Application: pseudo-random number generation

It’s not really possible to generate true random numbers purely algorithmically on a computer; an algorithm is a series of steps, so if you repeat those steps exactly, you’ll get the same results. Rather, we seek “pseudo-randomness”, a sequence of values which appear to be random, if you ignore the fact that we could repeat them by re-running the algorithm. There are a number of algorithms for generating PRNGs. Most of these maintain some internal state, which persists from one number to the next. The numbers generated are derived from the state, often just consisting of the high n bits of it, but sometimes using more involved transformations.

The oldest and simplest is a linear congruential generator, which has the basic form

state = (state * A + B) % m

where A and B are constants that must be chosen carefully. Modern generators often exploit bitwise operations, as this allows more mixing of the bits in the state. The SplitMix generator, used in Java 8, uses a 64-bit state together with right-shifts and XORs, looks like this in C/C++:

static uint64_t x = ... ; // Seed/state

uint64_t next() {
    uint64_t z = (x += 0x9e3779b97f4a7c15);
    z = (z ^ (z >> 30)) * 0xbf58476d1ce4e5b9;
    z = (z ^ (z >> 27)) * 0x94d049bb133111eb;

    return z ^ (z >> 31); 
}

(Source: http://xoshiro.di.unimi.it/splitmix64.c)

Note that the value returned is not the internal state x, but a variant of it z.
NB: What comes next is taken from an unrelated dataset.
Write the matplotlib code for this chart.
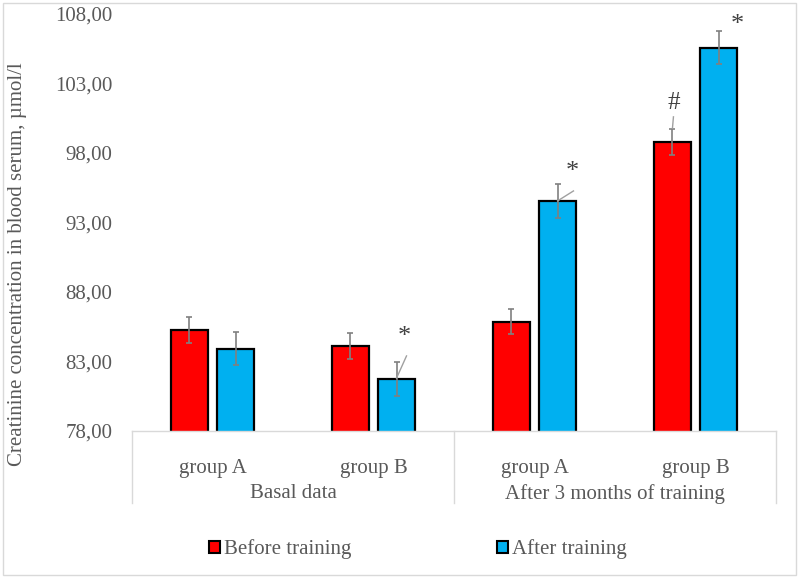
import numpy as np
import matplotlib.pyplot as plt
from matplotlib.patches import Patch, Rectangle
from matplotlib.transforms import blended_transform_factory

plt.rcParams['font.family'] = ['Liberation Serif', 'DejaVu Serif']

groups = ["group A", "group B", "group A", "group B"]
periods = ["Basal data", "After 3 months of training"]
before = [85.27, 84.12, 85.86, 98.81]
after = [83.92, 81.74, 94.55, 105.58]
before_err = [0.91, 0.91, 0.90, 0.92]
after_err = [1.19, 1.22, 1.21, 1.20]
y_ticks = [78, 83, 88, 93, 98, 103, 108]

text_col = "#595959"
red = "#FF0000"
blue = "#00B0F0"

fig = plt.figure(figsize=(7.99, 5.78), dpi=100)
ax = fig.add_axes([132 / 799, 1 - 431 / 578, 644 / 799, 417 / 578])

x = np.arange(len(groups))
w = 0.23
off = 0.143
err_kw = dict(ecolor="#808080", elinewidth=1.2, capsize=2.5, capthick=1.2)
ax.bar(x - off, before, w, yerr=before_err, color=red, edgecolor="black",
       linewidth=1.6, error_kw=err_kw)
ax.bar(x + off, after, w, yerr=after_err, color=blue, edgecolor="black",
       linewidth=1.6, error_kw=err_kw)

ax.set_ylim(78, 108)
ax.set_xlim(-0.5, 3.5)
ax.set_yticks(y_ticks)
ax.set_yticklabels([f"{v:.2f}".replace(".", ",") for v in y_ticks])
ax.tick_params(axis="y", length=0, pad=14, labelsize=15, labelcolor=text_col)
ax.set_xticks([])
for s in ["top", "right", "left"]:
    ax.spines[s].set_visible(False)
ax.spines["bottom"].set_color("#d9d9d9")
ax.spines["bottom"].set_linewidth(1.0)

# significance marks
star_kw = dict(fontsize=19, color="#404040", ha="center", va="center")
ax.text(1.19, 84.75, "*", **star_kw)
ax.plot([1.143, 1.205], [81.8, 83.4], color="#a0a0a0", lw=1)
ax.text(2.236, 96.6, "*", **star_kw)
ax.plot([2.143, 2.242], [94.55, 95.27], color="#a0a0a0", lw=1)
ax.text(2.863, 101.6, "#", fontsize=18, color="#404040", ha="center", va="center")
ax.plot([2.857, 2.863], [99.8, 100.6], color="#a0a0a0", lw=1)
ax.text(3.26, 107.2, "*", **star_kw)

# two-level category axis
tr = blended_transform_factory(ax.transData, fig.transFigure)
for i, g in enumerate(groups):
    ax.text(i, 1 - 469 / 578, g, transform=tr, ha="center", va="center",
            fontsize=15, color=text_col)
for j, p in enumerate(periods):
    ax.text(2 * j + 0.5, 1 - 494 / 578, p, transform=tr, ha="center", va="center",
            fontsize=15, color=text_col)
for xv in [-0.5, 1.5, 3.5]:
    ax.plot([xv, xv], [1 - 431 / 578, 1 - 503 / 578], transform=tr,
            color="#d9d9d9", lw=1, clip_on=False)

fig.text(0.022, 1 - 264 / 578, "Creatinine concentration in blood serum, \u00b5mol/l",
         rotation=90, ha="center", va="center", fontsize=15, color=text_col)

handles = [Patch(facecolor=red, edgecolor="black", linewidth=1.5, label="Before training"),
           Patch(facecolor=blue, edgecolor="black", linewidth=1.5, label="After training")]
fig.legend(handles=handles, loc="center", bbox_to_anchor=(0.523, 0.050), ncol=2,
           frameon=False, fontsize=15, labelcolor=text_col, handlelength=0.5,
           handleheight=0.5, handletextpad=0.2, columnspacing=7.0)

fig.patches.append(Rectangle((3 / 799, 3 / 578), 793 / 799, 572 / 578,
                             transform=fig.transFigure, fill=False,
                             edgecolor="#d9d9d9", lw=1))

fig.savefig("out.png", dpi=100)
The state x advances quite simply, being incremented by a constant.

To implement this in assembly, we’ll store the state in memory, and then write a function to advance it and return the next random value.

section .data

state:      dq      137546  ; Seed value

section .text

next:
    push rbp
    mov rbp, rsp

    ; Constants
    mov r8,  0xbf58476d1ce4e5b9
    mov r9,  0x94d049bb133111eb
    mov r10, 0x9e3779b97f4a7c15 

    ; Update state
    add qword [state], r10
    mov rax, qword [state]

    ; z = (z ^ (z >> 30)) * 0xbf58476d1ce4e5b9
    mov rbx, rax
    shr rbx, 30
    xor rax, rbx
    mul r8

    ; z = (z ^ (z >> 27)) * 0x94d049bb133111eb
    mov rbx, rax
    shr rbx, 27
    xor rax, rbx
    mul r9

    ; return z ^ (z >> 31)
    mov rbx, rax
    shr rbx, 31
    xor rax, rbx

    pop rbp
    ret

We can test this by writing a main which prints out the random bytes generated (note: not the random numbers, but the raw byte values) and then feed them to the PractRand test suite. Here’s the rest of the program:

section .data

state:      dq      137546  ; Seed value

buffer:     dq      0            

section .text

global _start
_start:

    push rbp
    mov rbp, rsp

.loop:

    call next
    mov [buffer], rax

    mov rax, 1          ; Write syscall
    mov rdi, 1          ; Stdout
    mov rsi, buffer     ; Address 
    mov rdx, 8          ; Length
    syscall

    jmp .loop

    pop rbp

    mov rax, 60
    mov rdi, 0
    syscall

next: 
    ... ; Remainder of next function

and then we can test it with

./splitmix | RNG_test stdin

This basically lets splitmix run forever, constantly spitting out random data, which is consumed by RNG_test. RNG_test runs a battery of statistical tests on the data it receives and reports any problems, for increasingly large blocks of data.